Based on analysis of the clusters, I determinded that cluster 1 and cluster 4 contained neighborhoods that would reasonably support the type of restaurant I intend to open.  In particular, both clusters had cultural sites and a variety of restaurants.  

**Cluster 1:**

![A4B10A9E-2A05-47CF-8368-3E5E9DC5EF1C_4_5005_c.jpeg](attachment:A4B10A9E-2A05-47CF-8368-3E5E9DC5EF1C_4_5005_c.jpeg)

**Cluster 4:**

![93583A27-F645-4435-92E9-2F9F51792D78_4_5005_c.jpeg](attachment:93583A27-F645-4435-92E9-2F9F51792D78_4_5005_c.jpeg)

Using the map, I decided that I would choose to build in either the Peoples Town neighborhood or the Capitol Gateway neighborhood.  These are on a main road and near each other.  In fact there are multiple neighborhoods in clusters 1 and 4 near these two neighborhoods.  

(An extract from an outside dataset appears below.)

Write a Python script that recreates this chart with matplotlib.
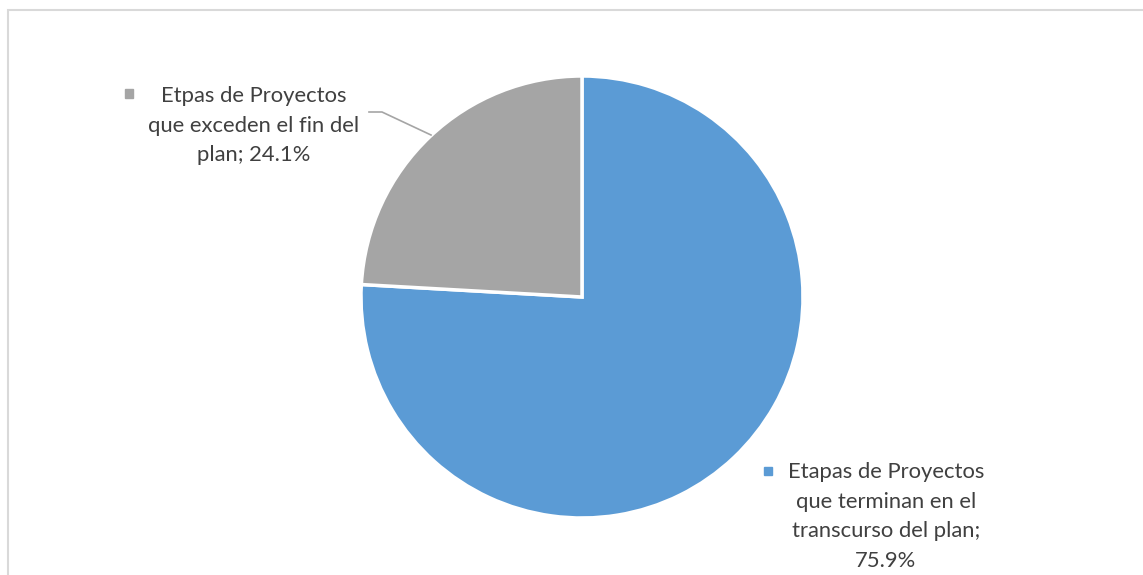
import matplotlib
matplotlib.use("Agg")
import matplotlib.pyplot as plt
from matplotlib.patches import Rectangle

# Shares of project stages
categories = ["Etapas de Proyectos que terminan en el transcurso del plan",
              "Etpas de Proyectos que exceden el fin del plan"]
values = [75.9, 24.1]
colors = ["#5B9BD5", "#A5A5A5"]

W, H = 1143, 575
fig = plt.figure(figsize=(W / 100, H / 100), dpi=100)
ax = fig.add_axes([0, 0, 1, 1])

cx, cy, r = 582, H - 297, 221
ax.pie(values, colors=colors, startangle=90, counterclock=False,
       center=(cx, cy), radius=r, frame=True,
       wedgeprops=dict(edgecolor="white", linewidth=2.5))
ax.set_xlim(0, W)
ax.set_ylim(0, H)
ax.set_aspect("equal")
ax.axis("off")

# Chart frame
ax.add_patch(Rectangle((7.5, -20), W + 20, H - 9.5 + 20, fill=False,
                       edgecolor="#D9D9D9", linewidth=1.5))

txt_color = "#404040"
font = dict(family="Lato", size=15.8, color=txt_color)


def draw_label(lines, xc, baselines):
    for line, yb in zip(lines, baselines):
        ax.text(xc, H - yb, line, ha="center", va="baseline", **font)


# Blue slice label
blue_lines = ["Etapas de Proyectos", "que terminan en el",
              "transcurso del plan;", f"{values[0]:.1f}%"]
draw_label(blue_lines, 886, [478, 508, 537, 567])
ax.add_patch(Rectangle((763.5, H - 475), 8.5, 8.5, color=colors[0]))

# Gray slice label
gray_lines = ["Etpas de Proyectos", "que exceden el fin del",
              f"plan; {values[1]:.1f}%"]
draw_label(gray_lines, 254, [102, 132, 161])
ax.add_patch(Rectangle((124.5, H - 97.5), 8.5, 8.5, color=colors[1]))

# Leader line for the gray label
ax.plot([369, 382, 431], [H - 112, H - 112, H - 135], color="#A5A5A5",
        linewidth=1.2)

fig.savefig("out.png", dpi=100)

![1F591011-4F92-4E99-97FA-EA3EFD6A04BB_4_5005_c.jpeg](attachment:1F591011-4F92-4E99-97FA-EA3EFD6A04BB_4_5005_c.jpeg)![0E4E10A9-B92D-4C95-B2D7-FF96D3BDB370_4_5005_c.jpeg](attachment:0E4E10A9-B92D-4C95-B2D7-FF96D3BDB370_4_5005_c.jpeg)


# Discussion

For this project, I needed to access a data set for neighborhoods in a large city.  I chose Atlanta since it is a major city in the southeast United States and because it had readily accessible neighborhood data.  For this project, the scope was limited to looking at venues in neighborhoods and inferring neighborhoods that could support a contemporary casual style restaurant.  Prior to opening a restaurant, other considerations such as average income of nearby neighborhoods, crime rates, and accessibility.  The *k*-means clustering algorithm allowed me to group neighborhoods by prevalent venues.  By mapping the neighborhoods by cluster, I was able to identify geographic regions of the city that had similar ability to support a restaurant.